In fact, a recent study by the University of Chicago, which examined the roots of service outages at online companies determined that the majority – nearly 300 of the 500-some instances that were examined – were due to “unknown” factors. “Unknown” could mean anything – misconfiguration, malware, incompatible software, etc. The point is that it is unknown, and that is dangerous for any organization that needs to ensure continuity of services – especially organizations like banks, which, subject to regulation and public ire, are in a more sensitive position than most other service businesses.
Detecting these unknowns at the scale and complexity common in today’s environments requires a different approach – a quality assurance mindset and processes designed to proactively identify misconfigurations and risks. It requires system-wide visibility and the ability to proactively examine and analyze the thousands of things that could go wrong across all layers of the infrastructure, alerting IT personnel to potential risks so they can be addressed before adversely impacting service availability and performance.

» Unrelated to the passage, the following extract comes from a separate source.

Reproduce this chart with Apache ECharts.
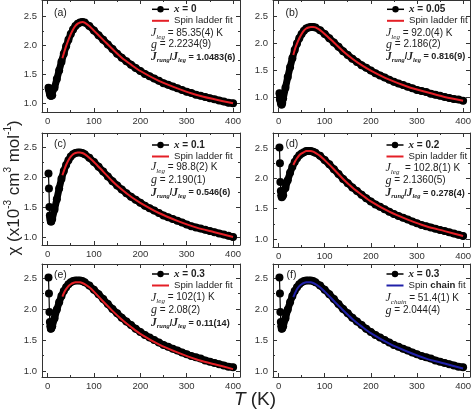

An automated big data system that constantly crawls a company’s IT infrastructure – checking out the dependencies, determining the way resources are allocated, and proactively detecting problems – could help IT teams ensure full availability. When a change occurs that has the potential of causing a service disruption, the system alerts IT personnel, pointing out where the problem is and what needs to be done. The issues are highly visible, and remediation procedures are available to allow for a quick resolution before the business is affected.
Of course, there will still be issues for IT teams to contend with, ranging from hacking and security threats to regulatory and compliance requirements. At least, though, banks will know what they are dealing with, as opposed to searching in the dark – vulnerable to the vagaries of unknown IT issues, as well as to the ire of customers.